Howard becomes such a success that Miller’s two fellow screenwriter friends hire him to be their front as well. The quality of the scripts and Howard’s ability to write so many impresses Florence Barrett [Andrea Marcovicci], Sussman’s idealistic script editor, who mistakes him for a principled artist. Howard begins dating her but changes the subject whenever she wants to discuss his work.
As investigators expose and blacklist Communists in the entertainment industry, Hecky Brown is fired from the show because six years earlier he marched in a May Day parade and subscribed to The Daily Worker, although he tells the investigators he did it merely to impress a woman he wanted to have sex with. In order to clear his name from the blacklist, Hecky is instructed to find out more about Howard Prince’s involvement with the Communist Party, so he invites him to the Catskills, where Hecky is booked to perform on stage. The club owner short-changes Hecky on his promised salary, and when Hecky confronts him, the club owner fires him, denouncing him as a “communist son of a bitch”. The professional humiliation and the inability to provide for his wife and children take their toll on Hecky and he kills himself by jumping out of a hotel window.
Howard witnesses other harsh results of the investigative actions of the communist-hunting “Freedom Information Services” on the network’s programming.
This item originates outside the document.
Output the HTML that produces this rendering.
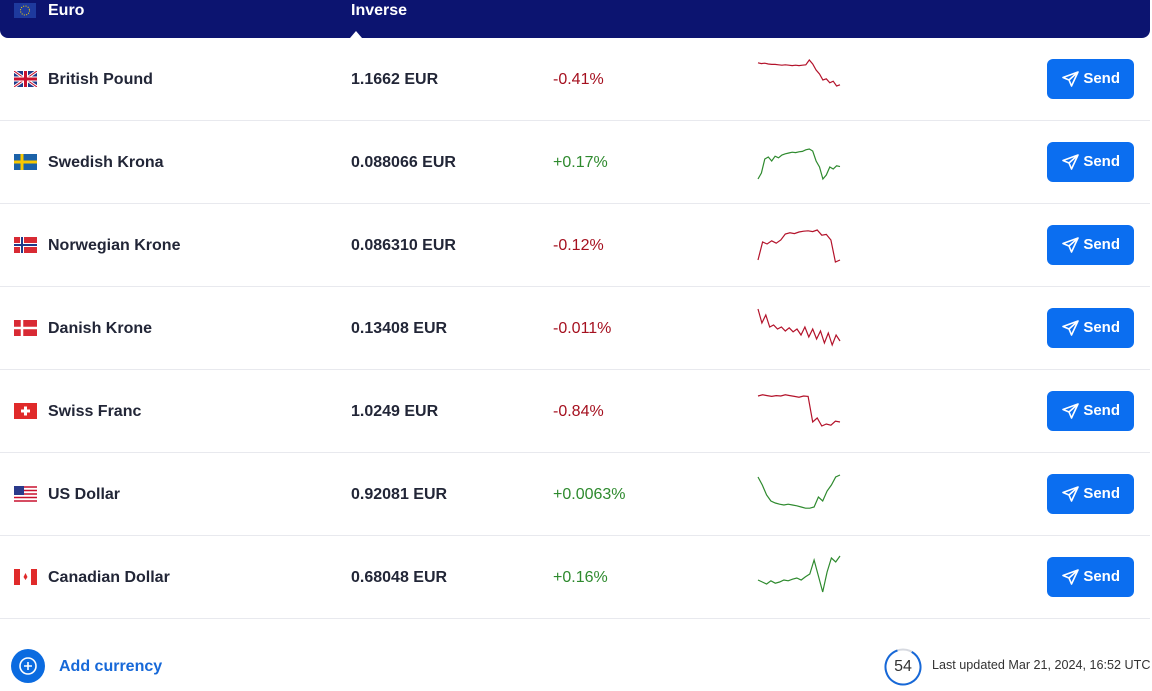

Suspicion is cast his way, and he is called to testify before the House Un-American Activities Committee. He privately tells Florence that he is not a writer, just a humble cashier.
Howard decides that he will respond to the Committee’s questions evasively, enabling him to neither admit nor deny anything. After briefly enduring the HUAC questioning — including being asked to speak ill of the dead Hecky Brown, and being threatened with legal consequences for his admission of having placed bets in his capacity as a bookie (which is illegal), Howard takes a stand, telling the Committee that he does not recognize their authority to ask him such questions, and telling them to
go fuck yourselves
before leaving the interrogation room. The film ends as Howard is taken away in handcuffs, with Florence kissing him good-bye and many protesters cheering him on.